In recent weeks, a mathematician was assassinated and a geneticist went into exile.


Moisés Wasserman, president of the National University of Colombia in Bogotá, says it is not the first time it has happened but that little is known about the current threats.


The university is organising a campaign to express anger at the situation.


According to the Colombian Association of University Students, in 2004 and 2005 there were dozens of cases of threats, violence and attempted kidnappings against university staff and students, as well as three murders.


The association blames paramilitary groups, which it says have infiltrated state university campuses.


The problem has existed for many years but appears to be getting worse.


Geneticist Hugo Vega fled the country this month after receiving repeated death threats that accused him of being part of a guerrilla group. Other members of his research group at the National University were also threatened, leading them to disband in April.


In June, mathematics professor Gustavo Loaiza from the University of Antioquia in Medellín was murdered.
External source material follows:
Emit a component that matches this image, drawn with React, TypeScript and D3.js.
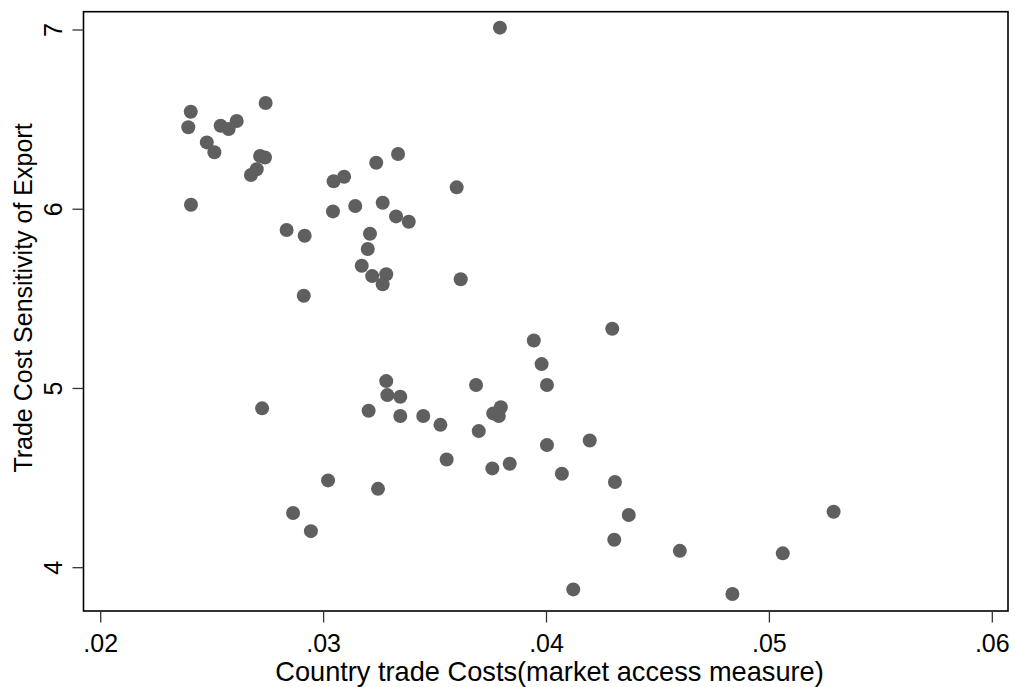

Sergio Caramagna, head of the Organization of American States (OAS) mission in support of the Colombian peace process says his office has received information about threats in public universities in Antioquia, Bogotá, Nariño and North Santander.


Caramagna told SciDev.Net that he has asked OAS’s regional delegates to investigate, although he concedes that the investigation will depend on the openness of the people affected, and access to their testimonies.


No matter where they come from, the threats are to be condemned, he added.


Vega told SciDev.Net that the threats he received came in response to his team’s success at publishing a study in the high-profile journal Nature Genetics in April 2005. 

He believes that one of his colleagues paid a paramilitary group to force him “out of my job, my research group and my country, under the pretext that I am a member of a guerrilla group”.